Start
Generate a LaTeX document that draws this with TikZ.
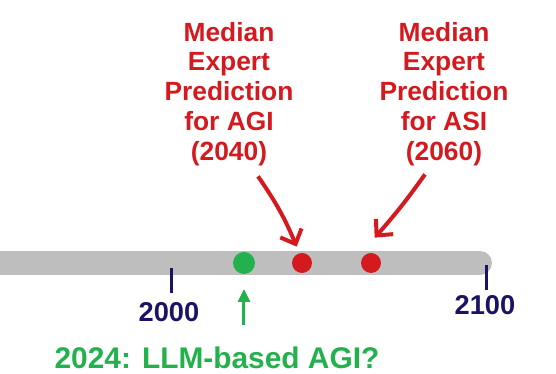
End
Start
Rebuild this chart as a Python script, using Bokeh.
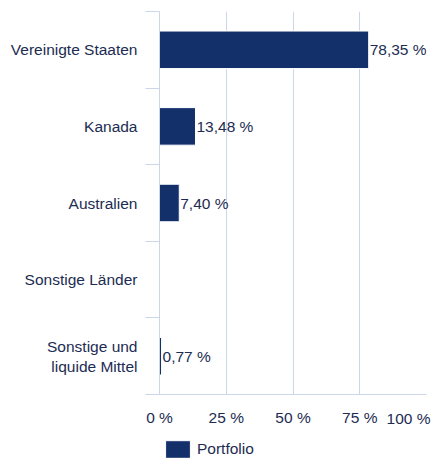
End
Start
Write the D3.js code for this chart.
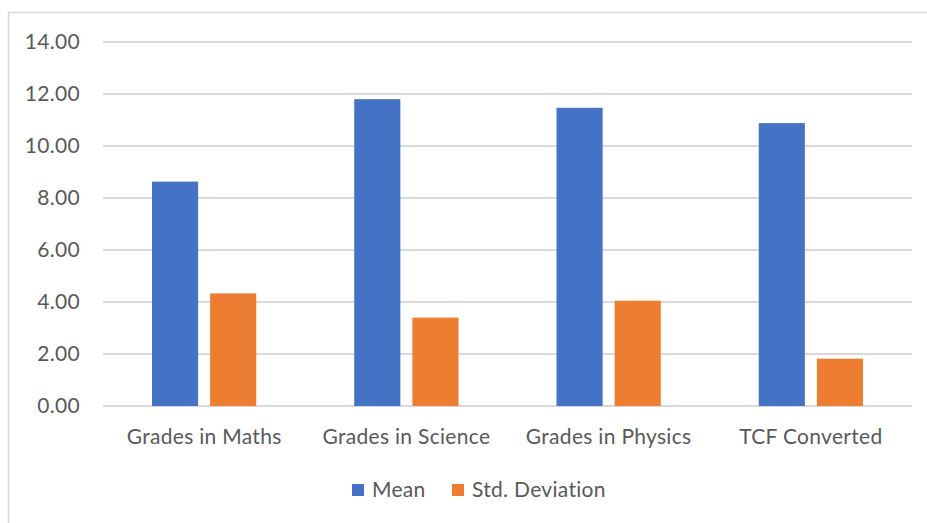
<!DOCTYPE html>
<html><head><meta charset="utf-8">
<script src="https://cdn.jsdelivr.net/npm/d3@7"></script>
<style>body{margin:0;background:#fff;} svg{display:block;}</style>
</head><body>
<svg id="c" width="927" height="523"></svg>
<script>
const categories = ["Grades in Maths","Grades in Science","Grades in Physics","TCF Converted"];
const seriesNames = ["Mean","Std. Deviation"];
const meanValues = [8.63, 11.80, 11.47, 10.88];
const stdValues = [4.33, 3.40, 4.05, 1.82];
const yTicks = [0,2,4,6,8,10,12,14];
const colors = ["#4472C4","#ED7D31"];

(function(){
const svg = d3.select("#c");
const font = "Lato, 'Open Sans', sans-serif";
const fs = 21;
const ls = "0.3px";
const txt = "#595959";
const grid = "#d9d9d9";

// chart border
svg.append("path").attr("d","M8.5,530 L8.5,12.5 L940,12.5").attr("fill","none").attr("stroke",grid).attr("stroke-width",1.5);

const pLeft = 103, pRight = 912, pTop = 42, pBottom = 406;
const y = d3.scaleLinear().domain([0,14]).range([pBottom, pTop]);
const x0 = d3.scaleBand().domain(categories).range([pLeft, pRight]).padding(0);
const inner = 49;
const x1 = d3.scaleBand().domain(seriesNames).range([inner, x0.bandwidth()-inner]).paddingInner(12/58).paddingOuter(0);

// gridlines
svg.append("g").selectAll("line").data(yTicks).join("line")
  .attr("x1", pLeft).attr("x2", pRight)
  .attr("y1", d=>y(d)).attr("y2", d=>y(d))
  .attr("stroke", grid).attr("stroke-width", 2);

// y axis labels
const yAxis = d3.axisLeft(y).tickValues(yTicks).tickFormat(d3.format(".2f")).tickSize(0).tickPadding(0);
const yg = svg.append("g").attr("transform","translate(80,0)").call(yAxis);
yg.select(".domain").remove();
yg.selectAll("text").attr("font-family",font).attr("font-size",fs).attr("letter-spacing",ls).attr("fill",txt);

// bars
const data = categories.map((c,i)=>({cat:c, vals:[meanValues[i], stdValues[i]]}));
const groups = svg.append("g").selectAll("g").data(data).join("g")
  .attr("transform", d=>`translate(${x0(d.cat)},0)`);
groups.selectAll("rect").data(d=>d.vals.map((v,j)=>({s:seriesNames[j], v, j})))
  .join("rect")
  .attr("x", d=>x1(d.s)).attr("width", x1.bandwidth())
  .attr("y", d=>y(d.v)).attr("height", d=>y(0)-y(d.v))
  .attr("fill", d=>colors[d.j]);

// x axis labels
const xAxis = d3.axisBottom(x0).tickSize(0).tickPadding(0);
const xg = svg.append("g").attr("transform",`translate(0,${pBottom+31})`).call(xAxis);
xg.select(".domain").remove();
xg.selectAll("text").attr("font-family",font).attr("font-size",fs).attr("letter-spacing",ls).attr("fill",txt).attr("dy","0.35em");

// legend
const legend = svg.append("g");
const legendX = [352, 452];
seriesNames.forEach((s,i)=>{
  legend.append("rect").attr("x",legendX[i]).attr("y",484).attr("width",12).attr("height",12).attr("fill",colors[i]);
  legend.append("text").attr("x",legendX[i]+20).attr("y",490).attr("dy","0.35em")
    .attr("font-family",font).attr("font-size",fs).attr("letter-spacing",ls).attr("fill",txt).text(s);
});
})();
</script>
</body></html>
End
> [Written request] Check each line of the records for the word "chart", and show the lines that contain it.

> [Correct answer]
Rebuild this chart as a Python script, using Bokeh.
Write the D3.js code for this chart.
// chart border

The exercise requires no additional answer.